How China Can Strangle The World
Over the weekend an editorial in an Iranian newspaper funded by the Iranian Supreme Leader Ayatollah Khamenei suggested that Iran close the Strait of Hormuz to South Korean vessels until Seoul releases $7 billion in frozen funds.
“We can and must close the Strait of Hormuz to South Korean cargo ships and oil tankers and all ships that carry South Korean commodities … and not allow them to navigate through the Hormuz Strait as long as they have not paid their $7 billion debt to our country,” Hossein Shariatmadari, the chief editor of Kayhan, wrote in an editorial entitled “Let’s Begin Imposing Sanctions on South Korea”.
To the casual observer, this statement may simply seem like another in an endless stream of Iranian pronouncements. This is what the ayatollahs do. They rant and rave.
Unfortunately, this is much more serious than that, and it has perhaps as much to do with Beijing as Tehran.
The United States is seemingly devoid of any coherent geopolitical strategy. Our focus vis-a-vis the Chinese seems to be on how much money certain American billionaires can make in the short term from doing business with a corrupt, totalitarian Chinese regime. The Chinese Communist Party (CCP) has no such myopic view. It is thinking long-term with the goal of succeeding where the Soviets failed.
Beijing wants to dominate the planet, and one of the keys to doing that is controlling the flow of energy and trade.
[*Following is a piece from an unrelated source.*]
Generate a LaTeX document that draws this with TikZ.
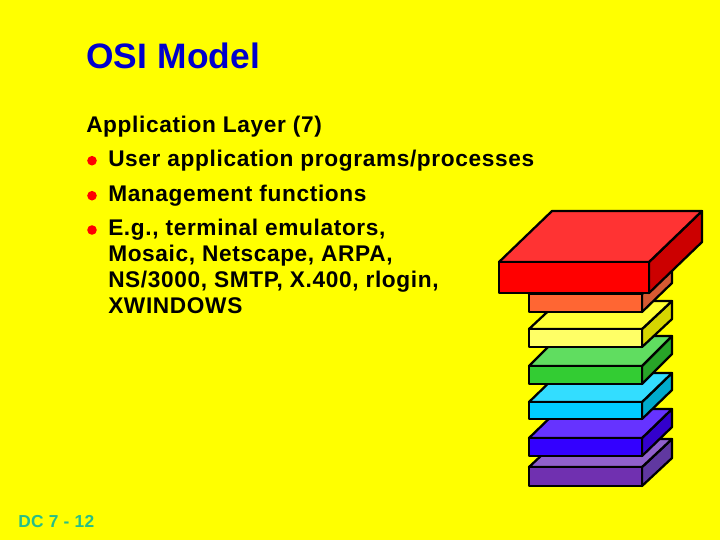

Well over a decade ago the CCP began an aggressive island-building campaign in the South China Sea, one of the world’s most strategic waterways. Unimpeded by the United States or its allies, Beijing has now completed the construction of these artificial islands and fully militarized them. The CCP can effectively shut off the flow of trade through the South China Sea anytime it wants.